Bootstrapping a Cluster

This documents how the apus clusters were bootstrapped, and ought to be repeatable for new clusters with suitable hosts and hiera ready, and puppet run on all cluster nodes.

Start on the controller node, and bootstrap an initial cluster containing the hosts (but no OSDs or RGWs):

sudo cephadm --image docker-registry.wikimedia.org/ceph:18.2.2-wmf7 bootstrap --skip-dashboard --skip-firewalld --cleanup-on-failure --skip-monitoring-stack --ssh-private-key /root/.ssh/id_cephadm --ssh-public-key /root/.ssh/id_cephadm.pub --mon-ip IPV6_OF_INITIAL_MON --config /etc/cephadm/bootstrap-ceph.conf --apply-spec /etc/cephadm/hosts.yaml

Adjusting the image version (and mon-ip) as necessary. If this completes successfully you should be able to run sudo cephadm shell and connect to the cluster, and then ceph -s should show you all the hosts you expect (as well as warnings about the lack of OSDs).

Then set up OSDs by telling cephadm about your OSD specification:

sudo cephadm shell -- ceph orch apply -i - < /etc/cephadm/osd_spec.yaml

Then go and make a cup of tea - it takes time to bring up all the OSDs successfully, and the cluster will be in some odd states in the mean time, which it's not worth worrying about!

If you want cluster metrics to be collected (which you almost certainly do), then enable the prometheus module and set a 60s scraping interval (as that's what we have configured in puppet for these clusters):

ceph config set mgr mgr/prometheus/scrape_interval 60.0
ceph mgr module enable prometheus

You now have a working Ceph cluster. If you're setting up a multisite setup, next go and set up the other cluster, and only proceed once both are in HEALTH_OK.

Set Up Master Zone

Bootstrap the new zone (due to a limitation in cephadm, specifying endpoints means no RGWs will be started):

sudo cephadm shell -- ceph rgw realm bootstrap -i - </etc/cephadm/zone_spec.yaml

That should finish with output like "Realm(s) created correctly.

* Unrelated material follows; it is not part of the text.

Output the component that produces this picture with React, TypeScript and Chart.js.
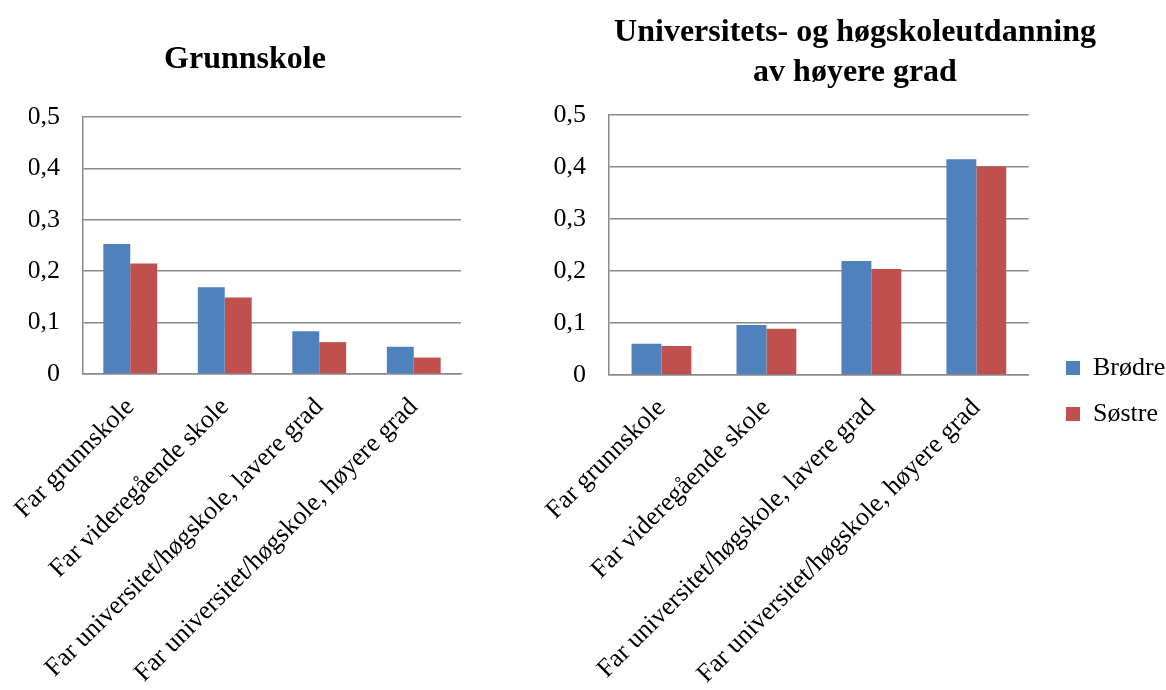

Please, use 'ceph rgw realm tokens' to get the token." Then you need to set up the zonegroup hostnames (which will be the discovery and dc-specific hostnames to be used - ceph needs to know what hostnames its serving), which unfortunately involves editing json:

radosgw-admin zonegroup get > jsonfile
edit jsonfile
radosgw-admin zonegroup set --infile /dev/stdin < jsonfile

You want to edit the jsonfile to update the "hostnames" section of the zonegroup, e.g.:

{
    "id": "19f169b0-5e44-4086-9e1b-0df871fbea50",
    "name": "apus_zg",
[...]
    "hostnames": [
        "apus.discovery.wmnet",
        "apus.svc.codfw.wmnet",
        "apus.svc.eqiad.wmnet"
    ],
[...]
}

Then you need to actually start up some RGWs by telling cephadm about your RGW spec file:

ceph orch apply -i < /etc/cephadm/rgw_spec.yaml

To go any further, you'll need to have got your service into LVS at least to the lvs_setup state, so that your endpoints in eqiad and codfw are reachable, that process is documented elsewhere.

Set Up Secondary Zone

Make sure you can reach your master zone from the secondary DZ (curl is a sufficient tool for testing this). Then you need a realm token from the master zone to set up the secondary. Get this by running against the master ceph cluster

sudo cephadm shell -- ceph rgw realm tokens

Take care with the output of this, as the "token" is a credential (it's base64-encoded, so you can paste it into base64 -d if you want to check that e.g. the endpoint is correct). Then you want to take /etc/cephadm/zone_spec.yaml and edit it to add a line

rgw_realm_token: "PASTE TOKEN HERE"

after the rgw_realm line - either pause puppet to stop it overwriting your change, or copy to a new location while you work (and delete once finished). Once that's done, create the new zone (in the existing zonegroup):

sudo cephadm shell -- ceph rgw zone create -i </etc/cephadm/zone_spec.yaml

If that works, then you just need to start some RGWs as before:

ceph orch apply -i < /etc/cephadm/rgw_spec.yaml

If it fails, it's worth double-checking that you can reach the relevant endpoint in the other DC (the error messages if you can't are really unhelpful).